This means strategically exiting your business ownership in such a way that maximises benefits and minimises any potential negatives. As a practice principal, this involves getting the highest return from your practice without incurring problems along the way and with as little involvement from you as possible. Achieving that delicate balance will mean initiating your plan gradually over time.
Indeed, much like your career, an exit strategy is very much a marathon not a sprint. If you step back from the day to day running of the business too soon, start seeing fewer patients and generating less income, you could end up in a position where the value and goodwill of the practice depreciates if this income is not picked up by associates or dental therapists within your practice. If that were to happen, best case scenario would be that you receive below your desired price for your business. Though what you would also likely find is that the business is more difficult to sell; firstly because of a reduced interest from the potential pool of buyers and secondly because a business in decline is much harder to lend against.
For that reason, experts advise that an exit strategy is planned at least five years in advance, thus allowing you enough time to slowly reduce your clinical involvement in the practice and reassign your responsibilities to other team members. The added benefit, of course, if the practice can operate smoothly without you at the helm, is that the goodwill and value of the business is transferred to the brand. Your exit is therefore likely to be a lot less stressful than it would be if the practice reputation and success depended solely on you.

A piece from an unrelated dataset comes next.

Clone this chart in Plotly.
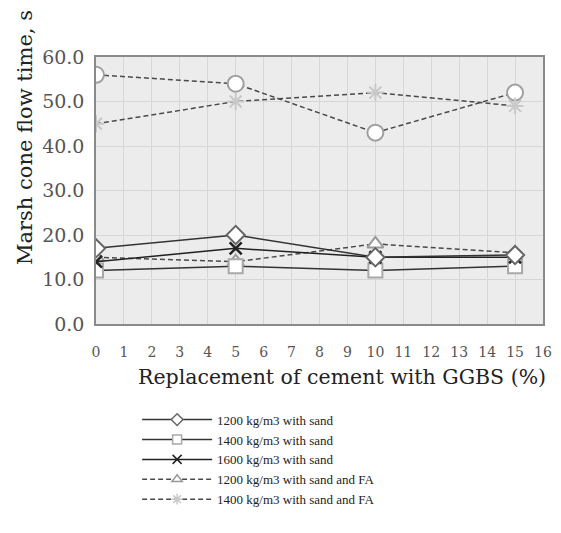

The other reason why a window of at least five years is recommended is that, in many cases, that’s how long it can take to get one’s affairs in order. There are an array of legal documents and financial records to prepare ahead of the selling process. Plus, this time gives you the opportunity to review and tweak staff policies, staff contracts and remuneration agreements to ensure everyone – including the future buyer – will benefit from the sale outcome and the goodwill of the practice is protected. Should any unexpected issues arise during these preparations, allowing five years will also ensure you have ample time to resolve them without any pressure or fear of deadlines. Even the slickest of operations experience unwelcome speed bumps now and again, so the longer you can give yourself to ensure you’ve covered every eventuality, the better.
Aside from that you will need to establish your goals and how you intend to execute your exit strategy, beginning with identifying who you wish to sell your business to – an associate/partner or external buyer. It’s also important to consider whether you want to sell the practice outright or stay on part-time within a deferred consideration deal, because your decision can affect the way in which you market the practice and conduct the sale later on down the line. By being more assured and prepared you are more likely to get the outcome you desire; though there’s a lot to be said for utilising the services of an expert team with experience in dental exit strategies and practice sales.
For several years, Dental Elite has been providing such a service and is renowned for its expert knowledge and distinct approach. With the team at your side you can rest assured that your exit strategy will be executed with no stone left unturned. You will benefit from a free practice healthcheck and valuation that will suggest ways in which you could maximise your business’ potential. Again, the sooner you start the more time you will have to optimise operations and ensure you get the very best price for your business.
Exit planning isn’t an exact science, but there are certain boxes that you have to tick to make sure your next move is successful. To make sure you’re prepared, consider your strategy well in advance. If you don’t know where to begin, a professional adviser will guide you along the right path.